Yemi Osinbajo and the 2023 race


In the manner of Nigeria’s presidential politics, the recent defection of Gov David Umahi from the PDP to the APC is an early indication that the 2023 season is well underway. We shall be seeing more of such high-profile desertions in the months to come. Unlike previous races that were largely driven by ethnicity and religion, three key issues will influence the context and content of the 2023 contest: EndSARS protests and riots; the South East cause (or Igbo presidency) and the Yemi Osinbajo factor.

The protests and the violent riots that erupted in October have revealed the enormous potential and potency of the youths in mobilizing for a cause, and the importance of social media and influencers in getting the young people organized. A smart political party can benefit from these energies if the party connects its platform, message and messaging with the agenda that best interest the youths. Already, social injustice, economic exclusion and deprivation and lack of opportunities rank top among the issues our young ones care most about.

Although Umahi’s defection was not totally unexpected, it brought to the fore the propinquity of Igbo Presidency and the shadow it may cast over 2023. While the PDP seems set to give its presidential ticket back to Atiku Abubakar, APC is looking South, but undecided on which zone to give it to. Already PDP is divided over Atiku’s plan to seek the ticket again. Many of its governors and National Assembly members are against it. It’s not clear if this will force the Party to have a rethink. The APC is facing a different kind of dilemma. The swelling rank of opposition against Tinubu within Lagos APC is worrisome to even senior Presidency insiders. There are fears that a Kwara-like rebellion that overthrew the Saraki hegemony last year could be replicated in Lagos if the Asiwaju insists on having his way. But the old man has a trump card.

I understand that there was an unwritten understanding in 2014 between the CPC and ACN camps of the party to flip the presidential ticket between them. This explains why Babatunde Fashola, the Minister of Works, recently called on the APC leaders not to jettison ‘’the agreement they had at the beginning’’. Other APC chieftains like Baba Bisi Akande who was the interim chairman of the Party at its inception and was central to the formulation of the understanding, have been constantly reminding the President of this pact. It was one of the items broached when Akande recently visited the President with an entourage of South West APC chieftains.

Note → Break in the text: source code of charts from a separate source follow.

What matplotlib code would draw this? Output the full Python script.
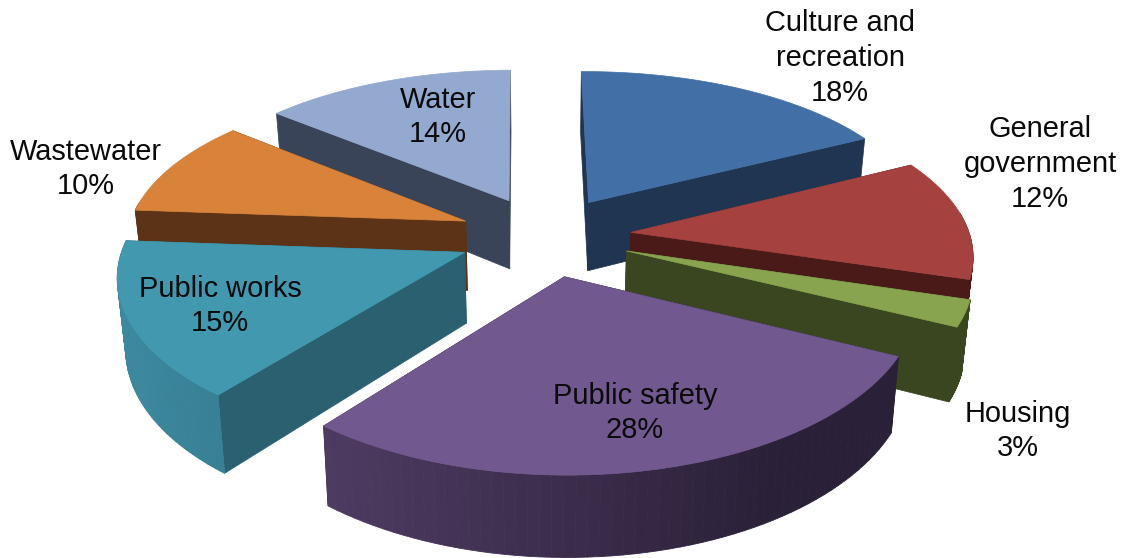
import matplotlib
matplotlib.use('Agg')
import matplotlib.pyplot as plt
from matplotlib.colors import to_rgb
import numpy as np

plt.rcParams['font.family'] = ['Liberation Sans', 'DejaVu Sans']

# Data (labels show these rounded)
categories = ['Culture and\nrecreation', 'General\ngovernment', 'Housing', 'Public safety',
              'Public works', 'Wastewater', 'Water']
shares = [17.6, 12.2, 2.6, 28.49, 15.4, 9.9, 13.81]

top_colors = ['#4270A6', '#A5423F', '#88A44E', '#71588F', '#4198AF', '#D8823A', '#93A9CF']
face_colors = ['#1F3552', '#4A1A18', '#39461F', '#2A2038', '#2A6070', '#5C3316', '#3A4458']
wall_colors = ['#2D5078', '#6E2C2A', '#39461F', '#5A4470', '#3C8AA0', '#5C3316', '#6A7A96']
label_pos = [(840, 58), (1040, 164), (1018, 431), (635, 413), (220, 306), (86, 169), (438, 117)]

# projection settings
CX, CY = 545, 236
RX, RY = 339, 158
PERSP_X, PERSP_Y = 0.124, 0.14
DEPTH = 70
EXPLODE = 0.255
START = np.radians(-0.5)

fig = plt.figure(figsize=(11.28, 5.58), dpi=100)
ax = fig.add_axes([0, 0, 1, 1])
ax.set_xlim(0, 1128)
ax.set_ylim(558, 0)
ax.axis('off')


def project(x, y, z=0.0):
    # x to the right, y towards the back, z is height below the top
    sx = 1 / (1 + PERSP_X * y)
    sy = 1 / (1 + PERSP_Y * y)
    return CX + RX * x * sx * (1 - 0.02 * z), CY - RY * y * sy + DEPTH * z * (1 / (1 + 0.12 * y))


def shade(color, other, f):
    a, b = np.array(to_rgb(color)), np.array(to_rgb(other))
    return tuple(a + (b - a) * f)


edges = START + np.cumsum([0] + shares) / sum(shares) * 2 * np.pi
slices = []
for i in range(len(shares)):
    mid = (edges[i] + edges[i + 1]) / 2
    slices.append((np.cos(mid), i, mid))

# back slices first
for _, i, mid in sorted(slices, reverse=True):
    ox, oy = EXPLODE * np.sin(mid), EXPLODE * np.cos(mid)
    t = np.linspace(edges[i], edges[i + 1], 60)
    x = ox + np.sin(t)
    y = oy + np.cos(t)

    # radial cut faces
    for xe, ye in ((x[0], y[0]), (x[-1], y[-1])):
        pts = [project(ox, oy), project(xe, ye), project(xe, ye, 1), project(ox, oy, 1)]
        ax.fill(*zip(*pts), color=face_colors[i], lw=0.5)

    # outer wall, strip by strip, skip those facing away
    for j in range(len(t) - 1):
        if np.cos((t[j] + t[j + 1]) / 2) > 0.12:
            continue
        pts = [project(x[j], y[j]), project(x[j + 1], y[j + 1]),
               project(x[j + 1], y[j + 1], 1), project(x[j], y[j], 1)]
        f = min(1, 1.3 * (np.sin((t[j] + t[j + 1]) / 2) + 1) / 2)
        ax.fill(*zip(*pts), color=shade(wall_colors[i], face_colors[i], f), lw=0.6)

    # top surface
    tx, ty = project(np.r_[ox, x], np.r_[oy, y])
    ax.fill(tx, ty, color=top_colors[i], lw=0.5)

for name, share, (lx, ly) in zip(categories, shares, label_pos):
    ax.text(lx, ly, f'{name}\n{share:.0f}%', ha='center', va='center', fontsize=20.9, color='#0a0a0a',
            linespacing=1.3)

fig.savefig('out.png', dpi=100)
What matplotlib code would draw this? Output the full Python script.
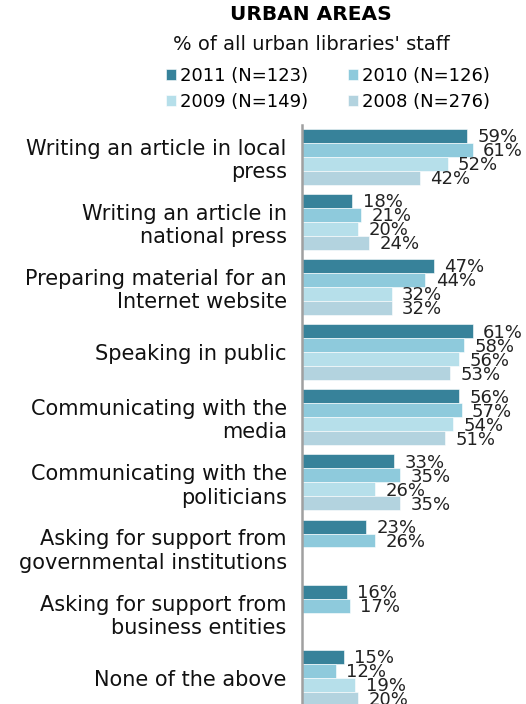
import numpy as np
import matplotlib
matplotlib.use('Agg')
import matplotlib.pyplot as plt

# categories, top to bottom
categories = ['Writing an article in local\npress',
              'Writing an article in\nnational press',
              'Preparing material for an\nInternet website',
              'Speaking in public',
              'Communicating with the\nmedia',
              'Communicating with the\npoliticians',
              'Asking for support from\ngovernmental institutions',
              'Asking for support from\nbusiness entities',
              'None of the above']

years = ['2011 (N=123)', '2010 (N=126)', '2009 (N=149)', '2008 (N=276)']
colors = ['#37829a', '#8ecadc', '#b6dfea', '#b3d3df']

v2011 = [59, 18, 47, 61, 56, 33, 23, 16, 15]
v2010 = [61, 21, 44, 58, 57, 35, 26, 17, 12]
v2009 = [52, 20, 32, 56, 54, 26, np.nan, np.nan, 19]
v2008 = [42, 24, 32, 53, 51, 35, np.nan, np.nan, 20]
series = [v2011, v2010, v2009, v2008]

W, H = 526, 704
fig = plt.figure(figsize=(W / 100, H / 100), dpi=100)
ax = fig.add_axes([302 / W, 0, (W - 302) / W, (H - 125) / H])

bar_h = 0.215
y = np.arange(len(categories))
bars = []
for j, vals in enumerate(series):
    pos = y + (j - 1.5) * bar_h
    b = ax.barh(pos, vals, height=bar_h, color=colors[j], label=years[j],
                edgecolor='white', linewidth=0.4)
    bars.append(b)
    # value labels next to each bar
    for p, v in zip(pos, vals):
        if not np.isnan(v):
            ax.annotate('%d%%' % v, (v, p), xytext=(7.5, -1), textcoords='offset points',
                        ha='left', va='center', fontsize=13, color='#222222')

ax.set_xlim(0, 80)
ax.set_ylim(-0.49 + 579 / 65.1, -0.49)
ax.set_yticks(y)
ax.set_yticklabels(categories, fontsize=15, color='#111111', ha='right')
ax.tick_params(axis='y', length=0, pad=11)
ax.set_xticks([])
for s in ['top', 'right', 'bottom']:
    ax.spines[s].set_visible(False)
ax.spines['left'].set_color('#a0a0a0')
ax.spines['left'].set_linewidth(1.8)

fig.text(311 / W, 1 - 15 / H, 'URBAN AREAS', ha='center', va='center',
         fontsize=14.5, fontweight='bold', color='black')
fig.text(311 / W, 1 - 45 / H, "% of all urban libraries' staff", ha='center', va='center',
         fontsize=14, color='#111111')

handles = [bars[0], bars[2], bars[1], bars[3]]
labels = [years[0], years[2], years[1], years[3]]
fig.legend(handles, labels, loc='center', bbox_to_anchor=(328 / W, 1 - 89 / H), ncol=2,
           frameon=False, fontsize=13, handlelength=0.55, handleheight=0.55,
           handletextpad=0.25, columnspacing=2.2, labelspacing=0.45, borderpad=0)

fig.savefig('out.png', dpi=100)
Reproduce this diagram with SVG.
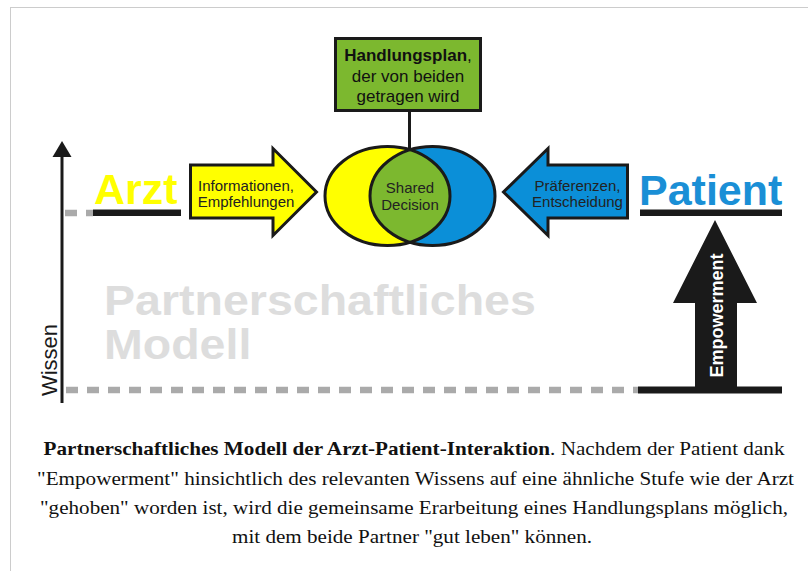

The reader will recall that APC was formed in 2013 from the merger of ACN (led by Tinubu), CPC (led by Buhari himself), ANPP (led by Dr Ogbonnaya Onu who has been Minister of Science & Tech since 2015) and New PDP (led by Rotimi Amaechi). If President Buhari keeps to this agreement (I understand that he has reassured that he would), it means the South East is out of the equation, and that leaves the field wide open to leading contenders like Asiwaju Bola Ahmed Tinubu, Gov Kayode Fayemi, Babatunde Fashola and Vice President Osinbajo. But being Muslims, Tinubu and Fashola will not be attractive candidates.

Between Gov Fayemi and Vice President Osinbajo, the difference in style and approach couldn’t be starker. The Ekiti governor, who is also the Chairman of the Governors’ Forum, has been very bullish about his ambition and has even commenced early preparatory works on it and, with the support of a few governors, he has penciled down Gov Nasir el Rufai as vice presidential pick.

On the other hand, Osinbajo has shown very little or no interest in the race. Although he has a very good working and personal relationships with the 36 governors by virtue of being the chairman of NEC, the Vice President has stayed aloof from the fray; choosing to focus on his work as a dutiful VP and an ardent Buhari loyalist. He’s confided in his staff and close associates that his major preoccupation is to be a successful Vice President, and would not be distraught if nothing else comes his way.

The Vice President has never been politically ambitious. He was not even aware that he was being considered to be Vice President. He was arguing a case at the Supreme Court when he was announced VP late 2014; and right now, he is aware of the enormity of the problems facing the Buhari administration and the nation. He just wants to work till the president finishes strong’’, said an APC governor from one of the South Western states to this writer late November. In addition, the VP is guided by experience. Those who started this race too early in the past had never braced the tape.

Whichever way you dice it, one point seems clear: With the way and manner Professor Osinbajo has carried on with his duties; his competence, personal comportment, professional conduct and loyalty to the party and the President, it is difficult to imagine how his candidacy will not be the one to watch in the build up to 2023. For this, it is safe to guess that his opponents will not give up planning to thwart his emergence. For those who may be hoping and praying that the VP gets serious with positioning himself for the plum job and go for it right away, they have their work cut out for them.